Hard fists, limp wrists: manly Stanley brawls.
12 August 2007 | by F Gwynplaine MacIntyreSee all my reviews

Before Stan Laurel became the smaller half of the all-time greatest comedy team, he laboured under contract to Broncho Billy Anderson in a series of cheapies, many of which were parodies of major Hollywood features. Most of Laurel's 'parody' films are only mildly funny, and even less funny for modern audiences who haven't seen the original movie which Laurel is parodying. 'The Soilers' remains slightly funny for modern audiences, but was probably funnier in 1923 for audiences who recognised the source material.

'The Spoilers' was originally a best-selling novel by Rex Beach: a tale of two-fisted prospectors in the Klondike gold rush of 1898, culminating in a knock-down drag-out brawl. The story was so popular, it was filmed at least five times (one version starring John Wayne). This 1923 slapstick comedy parodies a film version of 'The Spoilers' released three months earlier ... which was at least the second movie version of Beach's much-filmed novel.

In 'The Spoilers', hero Glennister squares off against villain McNamara. Here, they're parodied as "Canister" and "Smacknamara". Sadly, most of 'The Soilers' remains on that Mad-magazine level of wit. Since 'The Soilers' is a two-reeler, it can't possibly parody the entire plot of Beach's novel, so it inevitably emphasises the climactic barroom brawl.
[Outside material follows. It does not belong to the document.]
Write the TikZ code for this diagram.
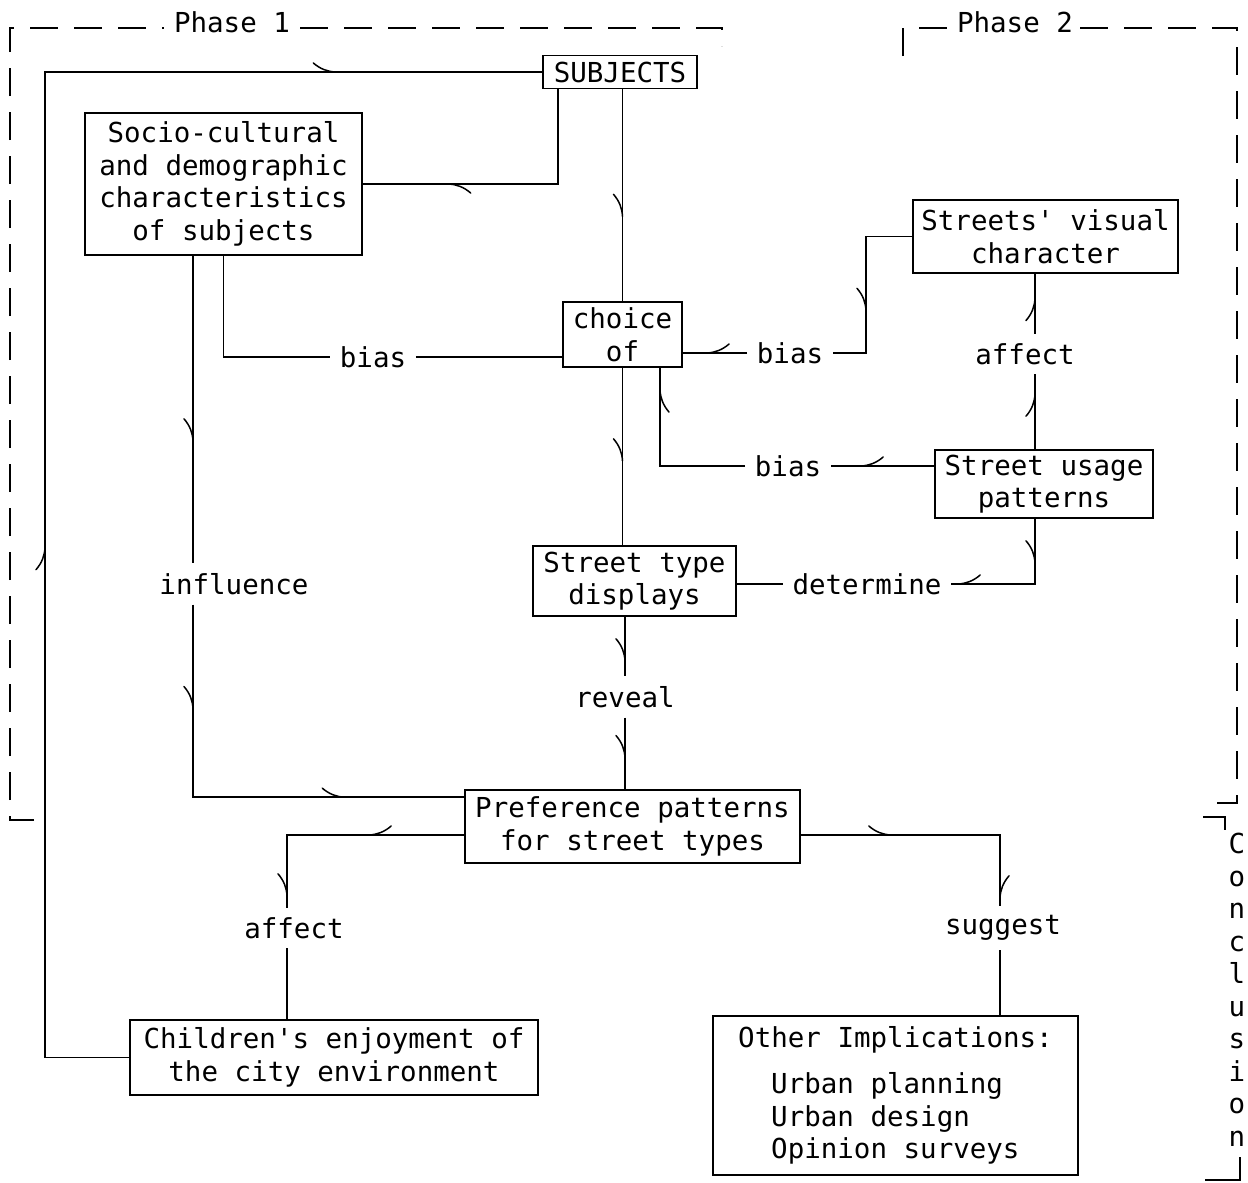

There are a couple of decent gags here. The sheriff is trustworthy, because -- as a title card assures us -- 'Once he had been bought, he stayed bought.' So that's all right, then.

In recent years, 'The Soilers' has attracted some scholarly attention for the presence of an unnamed character portrayed by George Rowe. Among all these rootin' tootin' manly macho males, Rowe depicts an effeminate simpering cowboy who is clearly meant to be what folks used to call a 'nance'. During the climactic fight scene, while Stan Laurel and James Finlayson are tearing each other apart, Rowe sashays into the room in skin-tight dungarees and rearranges the furniture. Hilarious! Later, he addresses Stan as 'my hero' and tosses him a bouquet in the form of dropping a flowerpot from the balcony above. The pot lands on Stan's head, though the action is cleverly staged so that we can't tell if the lonesome cowboy did it intentionally or not.

What I found utterly fascinating about Rowe's performance here is that it doesn't seem to be malicious: he's depicting the stereotype of an effeminate 'cissy', presumably homosexual, yet none of the humour is at this character's expense. Rather than inviting us to find this character ridiculous or unnatural, 'The Soilers' gets considerable laughs from the incongruous contrast of this simpering figure among the brawlers ... depicting this one cowboy merely as different from manly Stanley and the rest, not inferior to them. 'The Soilers' indicates that gays weren't invisible in 1923 ... and straight audiences were savvy enough to recognise them. I'll rate 'The Soilers' 7 out of 10, as one of Stan Laurel's funniest pre-Hardy movies.